**WHAT IS ASKED:**
Look through the records below and give the number of lines holding the string "this", nothing more.

Figure scripts:

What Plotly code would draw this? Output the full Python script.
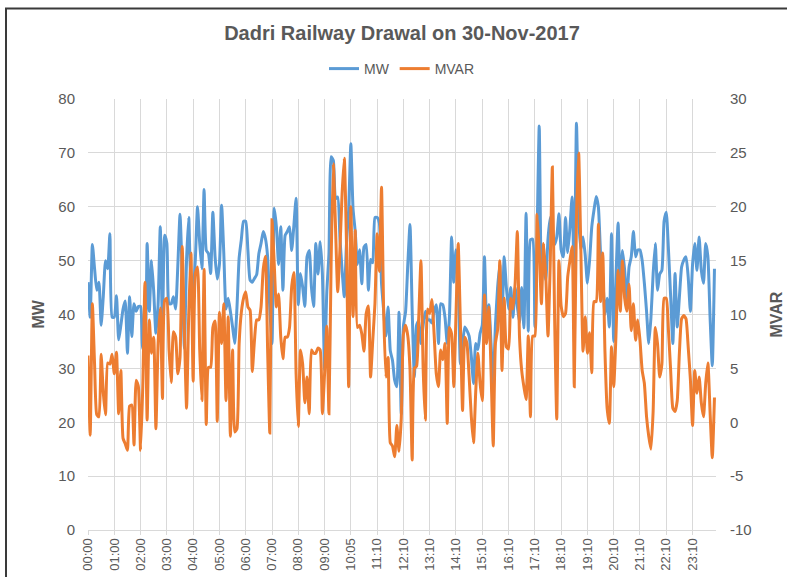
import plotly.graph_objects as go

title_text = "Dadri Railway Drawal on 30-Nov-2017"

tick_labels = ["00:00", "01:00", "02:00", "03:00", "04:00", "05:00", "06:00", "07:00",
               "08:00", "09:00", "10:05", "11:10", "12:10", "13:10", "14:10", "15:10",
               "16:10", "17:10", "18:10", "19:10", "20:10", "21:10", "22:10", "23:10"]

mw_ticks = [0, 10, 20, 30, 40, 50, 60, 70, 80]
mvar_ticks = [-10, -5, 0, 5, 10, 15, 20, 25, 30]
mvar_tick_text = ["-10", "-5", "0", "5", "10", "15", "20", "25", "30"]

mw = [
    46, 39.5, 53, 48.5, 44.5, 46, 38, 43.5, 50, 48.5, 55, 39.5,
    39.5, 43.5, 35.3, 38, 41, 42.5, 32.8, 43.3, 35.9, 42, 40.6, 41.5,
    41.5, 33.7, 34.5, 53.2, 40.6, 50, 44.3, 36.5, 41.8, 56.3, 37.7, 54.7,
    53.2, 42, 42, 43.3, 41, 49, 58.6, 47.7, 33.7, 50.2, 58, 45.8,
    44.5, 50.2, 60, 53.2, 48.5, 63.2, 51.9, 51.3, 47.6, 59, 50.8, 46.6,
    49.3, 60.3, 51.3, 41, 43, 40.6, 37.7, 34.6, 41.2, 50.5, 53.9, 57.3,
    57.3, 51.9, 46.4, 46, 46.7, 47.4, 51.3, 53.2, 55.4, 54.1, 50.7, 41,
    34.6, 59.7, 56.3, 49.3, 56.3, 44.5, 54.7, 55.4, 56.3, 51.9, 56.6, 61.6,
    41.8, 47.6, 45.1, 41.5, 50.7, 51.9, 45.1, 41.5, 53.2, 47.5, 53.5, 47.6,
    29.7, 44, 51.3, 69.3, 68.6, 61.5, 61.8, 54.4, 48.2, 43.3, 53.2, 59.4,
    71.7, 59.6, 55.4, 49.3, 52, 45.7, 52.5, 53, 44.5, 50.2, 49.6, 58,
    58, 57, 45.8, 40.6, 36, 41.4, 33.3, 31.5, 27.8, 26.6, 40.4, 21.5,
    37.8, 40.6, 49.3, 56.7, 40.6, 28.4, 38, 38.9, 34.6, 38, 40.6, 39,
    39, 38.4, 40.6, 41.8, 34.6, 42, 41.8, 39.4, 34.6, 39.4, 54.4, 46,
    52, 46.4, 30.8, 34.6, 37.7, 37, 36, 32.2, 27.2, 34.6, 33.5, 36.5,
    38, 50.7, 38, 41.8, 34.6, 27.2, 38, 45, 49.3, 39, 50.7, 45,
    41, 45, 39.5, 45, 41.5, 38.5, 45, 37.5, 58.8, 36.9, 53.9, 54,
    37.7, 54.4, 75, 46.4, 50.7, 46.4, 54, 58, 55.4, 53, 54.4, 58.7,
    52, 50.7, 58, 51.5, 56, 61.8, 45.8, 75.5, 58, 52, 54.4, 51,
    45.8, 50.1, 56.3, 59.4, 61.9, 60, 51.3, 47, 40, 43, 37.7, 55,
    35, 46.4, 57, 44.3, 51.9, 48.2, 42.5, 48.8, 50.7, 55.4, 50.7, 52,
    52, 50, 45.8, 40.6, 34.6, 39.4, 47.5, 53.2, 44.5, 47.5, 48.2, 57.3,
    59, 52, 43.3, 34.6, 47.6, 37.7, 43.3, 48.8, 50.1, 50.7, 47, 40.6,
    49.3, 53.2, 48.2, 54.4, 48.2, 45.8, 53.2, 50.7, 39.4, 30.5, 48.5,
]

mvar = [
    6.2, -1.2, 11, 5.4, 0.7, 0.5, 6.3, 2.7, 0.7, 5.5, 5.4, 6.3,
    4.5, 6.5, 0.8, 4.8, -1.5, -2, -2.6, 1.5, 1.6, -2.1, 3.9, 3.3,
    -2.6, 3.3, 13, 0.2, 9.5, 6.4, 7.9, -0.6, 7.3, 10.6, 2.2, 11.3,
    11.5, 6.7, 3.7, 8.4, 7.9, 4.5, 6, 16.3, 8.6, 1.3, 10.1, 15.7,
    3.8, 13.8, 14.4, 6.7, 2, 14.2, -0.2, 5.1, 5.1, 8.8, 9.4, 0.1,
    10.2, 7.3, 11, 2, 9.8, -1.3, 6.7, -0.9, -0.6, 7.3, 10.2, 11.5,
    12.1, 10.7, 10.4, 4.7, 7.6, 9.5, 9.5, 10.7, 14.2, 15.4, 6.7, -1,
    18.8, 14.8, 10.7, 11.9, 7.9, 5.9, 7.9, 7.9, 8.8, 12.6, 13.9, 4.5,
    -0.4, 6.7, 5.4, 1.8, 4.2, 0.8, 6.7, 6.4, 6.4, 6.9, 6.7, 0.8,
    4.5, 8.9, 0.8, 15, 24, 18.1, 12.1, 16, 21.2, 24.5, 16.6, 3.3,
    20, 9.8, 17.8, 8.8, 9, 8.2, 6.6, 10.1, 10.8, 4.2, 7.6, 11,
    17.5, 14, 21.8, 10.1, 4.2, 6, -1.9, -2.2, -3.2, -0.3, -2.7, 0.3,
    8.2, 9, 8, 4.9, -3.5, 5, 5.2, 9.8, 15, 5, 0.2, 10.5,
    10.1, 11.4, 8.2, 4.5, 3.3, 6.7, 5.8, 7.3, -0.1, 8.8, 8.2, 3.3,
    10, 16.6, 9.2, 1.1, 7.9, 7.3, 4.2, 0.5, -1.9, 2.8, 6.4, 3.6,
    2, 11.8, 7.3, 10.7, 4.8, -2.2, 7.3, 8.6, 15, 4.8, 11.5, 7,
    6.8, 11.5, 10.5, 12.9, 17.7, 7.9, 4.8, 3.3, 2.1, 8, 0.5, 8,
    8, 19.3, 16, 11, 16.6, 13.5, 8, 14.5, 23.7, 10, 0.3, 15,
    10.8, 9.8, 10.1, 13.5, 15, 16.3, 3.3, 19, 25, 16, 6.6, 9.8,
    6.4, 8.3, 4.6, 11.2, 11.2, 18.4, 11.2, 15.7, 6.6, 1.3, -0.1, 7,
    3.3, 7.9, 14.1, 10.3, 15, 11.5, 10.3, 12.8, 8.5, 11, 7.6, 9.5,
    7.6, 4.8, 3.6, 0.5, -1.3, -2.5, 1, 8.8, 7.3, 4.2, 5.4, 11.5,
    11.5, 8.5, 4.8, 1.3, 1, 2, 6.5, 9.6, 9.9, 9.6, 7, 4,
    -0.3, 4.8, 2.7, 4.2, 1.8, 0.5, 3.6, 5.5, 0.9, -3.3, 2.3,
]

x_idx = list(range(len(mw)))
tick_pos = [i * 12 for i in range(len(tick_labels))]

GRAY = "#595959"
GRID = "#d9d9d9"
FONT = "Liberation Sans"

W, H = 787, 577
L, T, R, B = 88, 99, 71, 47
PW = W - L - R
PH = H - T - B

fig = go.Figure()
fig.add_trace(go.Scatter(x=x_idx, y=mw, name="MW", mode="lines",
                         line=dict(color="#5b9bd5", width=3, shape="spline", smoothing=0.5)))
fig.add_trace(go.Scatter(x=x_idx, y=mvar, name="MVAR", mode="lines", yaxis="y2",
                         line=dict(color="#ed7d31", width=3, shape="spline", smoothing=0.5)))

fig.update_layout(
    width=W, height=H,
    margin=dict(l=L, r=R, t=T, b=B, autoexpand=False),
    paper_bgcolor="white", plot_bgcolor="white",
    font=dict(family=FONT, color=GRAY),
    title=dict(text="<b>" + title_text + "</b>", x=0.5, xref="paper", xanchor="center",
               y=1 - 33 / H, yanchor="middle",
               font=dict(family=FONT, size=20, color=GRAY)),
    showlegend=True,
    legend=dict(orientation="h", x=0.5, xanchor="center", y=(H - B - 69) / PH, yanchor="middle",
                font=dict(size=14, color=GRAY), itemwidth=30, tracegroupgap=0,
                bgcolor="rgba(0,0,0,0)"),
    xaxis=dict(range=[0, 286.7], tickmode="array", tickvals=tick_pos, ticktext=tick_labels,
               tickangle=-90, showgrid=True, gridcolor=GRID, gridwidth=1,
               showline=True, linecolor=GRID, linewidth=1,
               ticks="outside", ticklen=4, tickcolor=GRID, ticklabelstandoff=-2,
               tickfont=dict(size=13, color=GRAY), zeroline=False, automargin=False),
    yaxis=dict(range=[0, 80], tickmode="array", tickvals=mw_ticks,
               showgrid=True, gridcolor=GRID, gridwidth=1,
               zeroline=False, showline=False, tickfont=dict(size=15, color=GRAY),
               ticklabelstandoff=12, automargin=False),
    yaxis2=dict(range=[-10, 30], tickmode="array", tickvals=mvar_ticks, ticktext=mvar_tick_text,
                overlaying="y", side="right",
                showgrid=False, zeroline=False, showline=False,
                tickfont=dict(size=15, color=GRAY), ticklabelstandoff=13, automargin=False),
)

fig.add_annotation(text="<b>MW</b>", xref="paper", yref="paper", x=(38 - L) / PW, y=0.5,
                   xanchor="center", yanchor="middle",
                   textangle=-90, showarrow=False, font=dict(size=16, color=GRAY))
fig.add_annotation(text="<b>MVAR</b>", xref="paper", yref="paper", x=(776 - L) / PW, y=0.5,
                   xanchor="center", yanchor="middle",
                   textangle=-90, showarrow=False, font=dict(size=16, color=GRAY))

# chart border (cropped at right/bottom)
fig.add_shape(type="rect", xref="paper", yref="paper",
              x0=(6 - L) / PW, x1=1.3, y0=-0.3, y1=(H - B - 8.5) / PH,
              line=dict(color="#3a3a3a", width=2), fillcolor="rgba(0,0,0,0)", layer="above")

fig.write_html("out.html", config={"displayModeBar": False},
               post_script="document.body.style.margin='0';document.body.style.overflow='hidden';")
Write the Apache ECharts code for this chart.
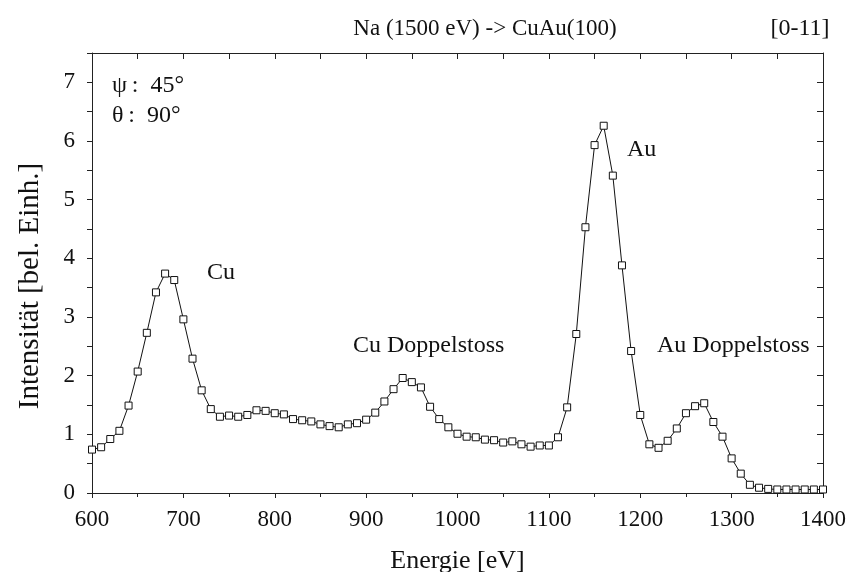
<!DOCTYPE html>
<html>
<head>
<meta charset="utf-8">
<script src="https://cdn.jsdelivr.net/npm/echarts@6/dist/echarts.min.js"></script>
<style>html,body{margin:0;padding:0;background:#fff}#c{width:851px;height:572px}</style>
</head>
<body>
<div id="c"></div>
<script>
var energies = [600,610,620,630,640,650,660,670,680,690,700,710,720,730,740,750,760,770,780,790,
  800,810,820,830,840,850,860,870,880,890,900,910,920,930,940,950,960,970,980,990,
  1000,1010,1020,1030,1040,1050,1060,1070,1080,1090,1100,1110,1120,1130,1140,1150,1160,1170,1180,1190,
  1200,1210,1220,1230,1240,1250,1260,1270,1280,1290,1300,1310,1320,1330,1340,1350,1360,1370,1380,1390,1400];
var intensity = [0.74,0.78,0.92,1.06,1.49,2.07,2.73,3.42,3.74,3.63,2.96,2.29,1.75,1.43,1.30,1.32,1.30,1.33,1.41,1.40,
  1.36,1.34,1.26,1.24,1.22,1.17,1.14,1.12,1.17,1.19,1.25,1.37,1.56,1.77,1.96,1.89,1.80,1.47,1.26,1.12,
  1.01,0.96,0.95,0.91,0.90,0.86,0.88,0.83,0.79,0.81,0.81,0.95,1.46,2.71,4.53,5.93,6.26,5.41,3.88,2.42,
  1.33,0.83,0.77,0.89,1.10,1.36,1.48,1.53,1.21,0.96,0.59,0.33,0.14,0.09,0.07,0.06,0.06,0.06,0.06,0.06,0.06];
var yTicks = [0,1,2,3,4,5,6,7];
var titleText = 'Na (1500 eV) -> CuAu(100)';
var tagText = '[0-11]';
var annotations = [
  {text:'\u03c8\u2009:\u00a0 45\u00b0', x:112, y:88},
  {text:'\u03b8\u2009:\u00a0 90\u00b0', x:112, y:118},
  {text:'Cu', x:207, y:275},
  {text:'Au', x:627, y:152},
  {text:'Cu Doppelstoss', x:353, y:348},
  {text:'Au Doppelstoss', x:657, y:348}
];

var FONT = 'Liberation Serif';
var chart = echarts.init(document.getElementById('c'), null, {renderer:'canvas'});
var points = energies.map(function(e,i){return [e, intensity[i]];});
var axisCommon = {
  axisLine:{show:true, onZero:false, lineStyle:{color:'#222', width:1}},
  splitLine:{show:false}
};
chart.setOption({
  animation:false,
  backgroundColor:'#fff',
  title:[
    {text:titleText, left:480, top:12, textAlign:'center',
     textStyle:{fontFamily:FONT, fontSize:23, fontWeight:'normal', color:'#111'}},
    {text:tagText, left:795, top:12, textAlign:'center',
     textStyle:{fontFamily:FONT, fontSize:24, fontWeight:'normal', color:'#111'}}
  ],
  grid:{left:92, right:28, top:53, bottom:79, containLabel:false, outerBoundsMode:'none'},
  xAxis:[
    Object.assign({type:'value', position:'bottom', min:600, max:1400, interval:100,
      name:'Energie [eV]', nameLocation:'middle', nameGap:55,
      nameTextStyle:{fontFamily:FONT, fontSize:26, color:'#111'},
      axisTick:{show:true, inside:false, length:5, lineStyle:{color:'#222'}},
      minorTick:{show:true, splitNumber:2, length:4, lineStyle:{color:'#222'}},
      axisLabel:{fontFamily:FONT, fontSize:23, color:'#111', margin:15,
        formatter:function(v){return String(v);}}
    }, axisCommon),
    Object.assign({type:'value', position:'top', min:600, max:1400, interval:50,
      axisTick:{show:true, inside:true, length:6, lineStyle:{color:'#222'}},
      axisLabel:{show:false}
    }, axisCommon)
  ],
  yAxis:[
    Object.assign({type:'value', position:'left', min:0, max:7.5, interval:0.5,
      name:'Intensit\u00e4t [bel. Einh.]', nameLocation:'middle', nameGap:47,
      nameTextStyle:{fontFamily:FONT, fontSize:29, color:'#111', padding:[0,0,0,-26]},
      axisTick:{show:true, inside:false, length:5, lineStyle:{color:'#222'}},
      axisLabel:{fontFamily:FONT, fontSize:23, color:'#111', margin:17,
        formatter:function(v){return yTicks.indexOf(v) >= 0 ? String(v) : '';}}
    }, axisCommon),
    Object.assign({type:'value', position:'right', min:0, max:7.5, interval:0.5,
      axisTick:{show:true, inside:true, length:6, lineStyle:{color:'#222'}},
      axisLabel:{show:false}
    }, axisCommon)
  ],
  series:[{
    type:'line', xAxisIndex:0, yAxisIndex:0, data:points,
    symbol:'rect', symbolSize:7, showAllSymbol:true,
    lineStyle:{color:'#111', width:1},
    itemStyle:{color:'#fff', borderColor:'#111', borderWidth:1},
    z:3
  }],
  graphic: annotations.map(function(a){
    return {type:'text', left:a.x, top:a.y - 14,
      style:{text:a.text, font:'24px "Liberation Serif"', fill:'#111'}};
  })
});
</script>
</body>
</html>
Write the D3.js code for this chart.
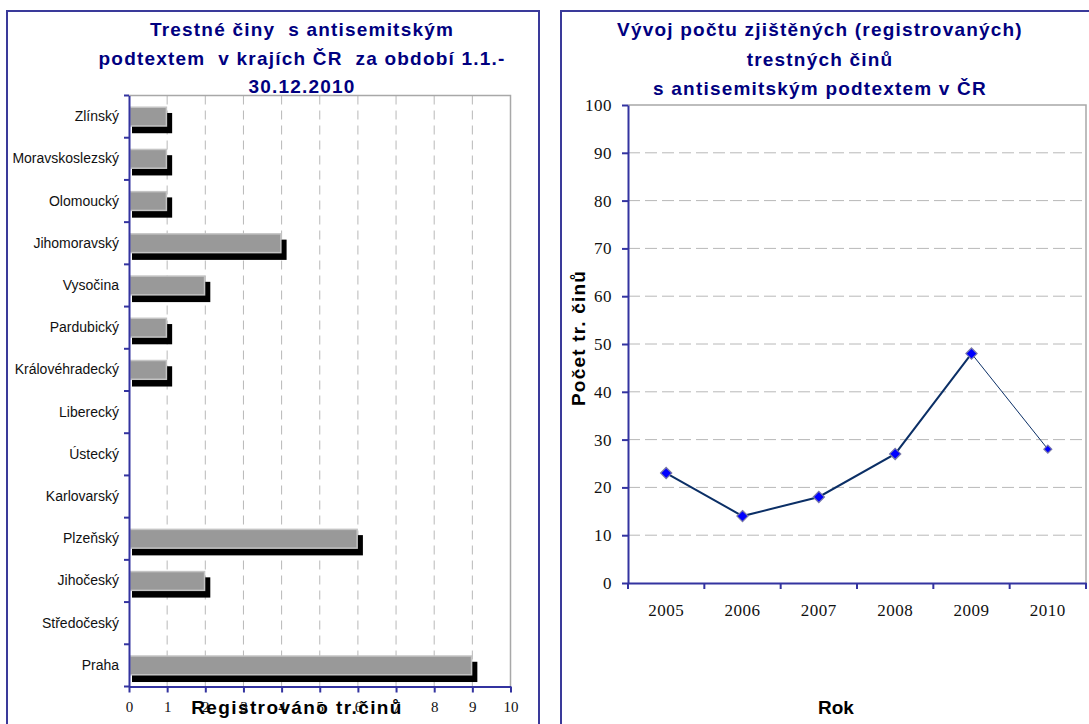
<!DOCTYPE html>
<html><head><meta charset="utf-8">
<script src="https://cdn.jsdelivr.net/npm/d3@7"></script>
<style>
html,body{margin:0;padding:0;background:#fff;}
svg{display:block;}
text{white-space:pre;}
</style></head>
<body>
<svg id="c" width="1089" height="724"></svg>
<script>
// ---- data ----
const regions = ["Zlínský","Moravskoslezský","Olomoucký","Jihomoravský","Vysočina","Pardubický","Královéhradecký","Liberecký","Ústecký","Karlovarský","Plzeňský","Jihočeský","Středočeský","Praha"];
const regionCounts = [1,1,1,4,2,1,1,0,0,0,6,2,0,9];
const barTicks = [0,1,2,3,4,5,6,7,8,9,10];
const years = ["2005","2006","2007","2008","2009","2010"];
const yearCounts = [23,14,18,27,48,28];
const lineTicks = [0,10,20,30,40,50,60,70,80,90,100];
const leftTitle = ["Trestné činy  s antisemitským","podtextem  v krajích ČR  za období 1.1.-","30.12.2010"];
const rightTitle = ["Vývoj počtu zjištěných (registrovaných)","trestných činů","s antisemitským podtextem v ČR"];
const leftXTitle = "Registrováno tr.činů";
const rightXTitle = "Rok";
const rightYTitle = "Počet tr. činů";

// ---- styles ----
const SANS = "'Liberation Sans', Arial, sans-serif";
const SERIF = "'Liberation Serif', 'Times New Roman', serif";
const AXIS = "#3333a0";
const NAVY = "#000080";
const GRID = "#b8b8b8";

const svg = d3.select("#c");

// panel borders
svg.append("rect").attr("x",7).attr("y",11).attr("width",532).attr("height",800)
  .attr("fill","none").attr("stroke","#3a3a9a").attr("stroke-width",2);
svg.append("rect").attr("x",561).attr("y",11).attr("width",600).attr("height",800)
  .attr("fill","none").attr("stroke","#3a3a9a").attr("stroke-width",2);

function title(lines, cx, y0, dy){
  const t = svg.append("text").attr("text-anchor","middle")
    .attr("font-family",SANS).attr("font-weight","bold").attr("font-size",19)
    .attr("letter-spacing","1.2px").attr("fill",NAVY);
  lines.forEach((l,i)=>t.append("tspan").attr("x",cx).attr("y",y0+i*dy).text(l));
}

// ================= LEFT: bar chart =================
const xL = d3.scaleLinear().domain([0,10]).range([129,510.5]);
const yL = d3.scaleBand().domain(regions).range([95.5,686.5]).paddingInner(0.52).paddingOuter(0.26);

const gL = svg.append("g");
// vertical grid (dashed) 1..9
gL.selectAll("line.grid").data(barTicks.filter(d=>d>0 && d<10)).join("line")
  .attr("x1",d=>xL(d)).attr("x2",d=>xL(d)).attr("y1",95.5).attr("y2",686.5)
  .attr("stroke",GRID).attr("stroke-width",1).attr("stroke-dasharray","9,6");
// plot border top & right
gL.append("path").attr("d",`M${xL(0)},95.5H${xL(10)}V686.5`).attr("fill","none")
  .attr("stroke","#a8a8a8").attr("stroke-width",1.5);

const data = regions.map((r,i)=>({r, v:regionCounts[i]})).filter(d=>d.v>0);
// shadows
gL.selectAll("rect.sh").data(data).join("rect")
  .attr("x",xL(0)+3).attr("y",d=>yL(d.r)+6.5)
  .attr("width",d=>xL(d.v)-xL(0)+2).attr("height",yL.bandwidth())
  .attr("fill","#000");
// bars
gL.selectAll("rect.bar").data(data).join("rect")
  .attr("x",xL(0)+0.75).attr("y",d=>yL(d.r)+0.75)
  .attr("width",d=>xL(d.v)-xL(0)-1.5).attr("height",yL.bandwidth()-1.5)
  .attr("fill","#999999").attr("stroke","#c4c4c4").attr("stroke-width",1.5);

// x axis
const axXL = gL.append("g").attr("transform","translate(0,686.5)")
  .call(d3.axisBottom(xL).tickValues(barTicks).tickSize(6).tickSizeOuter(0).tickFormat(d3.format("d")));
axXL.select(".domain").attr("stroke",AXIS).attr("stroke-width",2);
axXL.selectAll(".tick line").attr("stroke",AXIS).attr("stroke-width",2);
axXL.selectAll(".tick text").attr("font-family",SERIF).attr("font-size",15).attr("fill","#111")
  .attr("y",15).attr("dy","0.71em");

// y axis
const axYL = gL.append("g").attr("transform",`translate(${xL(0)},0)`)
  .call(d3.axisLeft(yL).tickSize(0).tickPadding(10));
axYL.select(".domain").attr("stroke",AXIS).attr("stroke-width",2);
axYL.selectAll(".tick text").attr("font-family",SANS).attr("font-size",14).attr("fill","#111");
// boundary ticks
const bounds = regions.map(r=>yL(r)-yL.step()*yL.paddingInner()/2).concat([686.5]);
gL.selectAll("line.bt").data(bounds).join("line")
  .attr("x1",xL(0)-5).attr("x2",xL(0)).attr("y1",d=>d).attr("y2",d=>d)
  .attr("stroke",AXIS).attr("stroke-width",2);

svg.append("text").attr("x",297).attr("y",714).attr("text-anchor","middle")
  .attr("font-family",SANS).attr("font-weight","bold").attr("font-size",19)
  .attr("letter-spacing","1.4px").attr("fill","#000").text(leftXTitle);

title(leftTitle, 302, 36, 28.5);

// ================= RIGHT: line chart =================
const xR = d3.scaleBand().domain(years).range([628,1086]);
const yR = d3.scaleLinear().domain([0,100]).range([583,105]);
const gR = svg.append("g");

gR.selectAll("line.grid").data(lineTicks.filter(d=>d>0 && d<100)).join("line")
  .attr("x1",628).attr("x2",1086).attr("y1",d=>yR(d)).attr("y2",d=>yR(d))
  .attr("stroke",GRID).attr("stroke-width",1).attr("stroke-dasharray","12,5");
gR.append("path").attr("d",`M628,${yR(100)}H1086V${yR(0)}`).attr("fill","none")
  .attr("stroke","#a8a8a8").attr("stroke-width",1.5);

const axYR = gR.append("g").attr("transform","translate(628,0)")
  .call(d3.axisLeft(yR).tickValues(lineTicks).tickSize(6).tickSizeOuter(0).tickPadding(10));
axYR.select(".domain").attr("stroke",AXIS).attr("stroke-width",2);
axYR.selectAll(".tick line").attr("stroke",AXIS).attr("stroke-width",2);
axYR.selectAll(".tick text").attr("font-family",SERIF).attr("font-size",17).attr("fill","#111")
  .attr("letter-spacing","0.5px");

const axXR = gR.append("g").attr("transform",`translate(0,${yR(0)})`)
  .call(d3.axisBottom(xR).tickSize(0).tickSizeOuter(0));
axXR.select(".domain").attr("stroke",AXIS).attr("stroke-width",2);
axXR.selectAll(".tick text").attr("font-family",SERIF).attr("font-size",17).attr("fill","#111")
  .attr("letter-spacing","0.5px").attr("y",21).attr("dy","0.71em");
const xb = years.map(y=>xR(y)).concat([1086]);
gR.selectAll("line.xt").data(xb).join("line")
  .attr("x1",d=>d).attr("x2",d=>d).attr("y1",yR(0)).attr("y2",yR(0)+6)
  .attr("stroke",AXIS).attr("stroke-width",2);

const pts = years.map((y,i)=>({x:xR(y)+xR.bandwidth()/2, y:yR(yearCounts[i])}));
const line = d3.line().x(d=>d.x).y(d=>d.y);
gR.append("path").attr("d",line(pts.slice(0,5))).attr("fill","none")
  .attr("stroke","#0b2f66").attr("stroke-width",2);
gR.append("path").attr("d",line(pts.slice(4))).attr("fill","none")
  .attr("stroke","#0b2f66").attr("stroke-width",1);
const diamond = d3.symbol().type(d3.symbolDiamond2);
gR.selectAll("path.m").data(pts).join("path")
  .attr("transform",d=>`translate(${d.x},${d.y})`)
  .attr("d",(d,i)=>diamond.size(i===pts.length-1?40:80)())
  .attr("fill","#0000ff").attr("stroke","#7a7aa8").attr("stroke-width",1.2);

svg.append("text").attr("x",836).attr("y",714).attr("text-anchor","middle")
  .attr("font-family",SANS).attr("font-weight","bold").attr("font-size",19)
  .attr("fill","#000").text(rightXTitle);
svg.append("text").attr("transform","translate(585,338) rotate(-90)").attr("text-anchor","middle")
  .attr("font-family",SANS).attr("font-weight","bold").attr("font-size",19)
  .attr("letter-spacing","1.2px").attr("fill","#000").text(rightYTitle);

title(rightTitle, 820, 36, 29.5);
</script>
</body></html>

**RESPONSE TO THE EXERCISE:**
3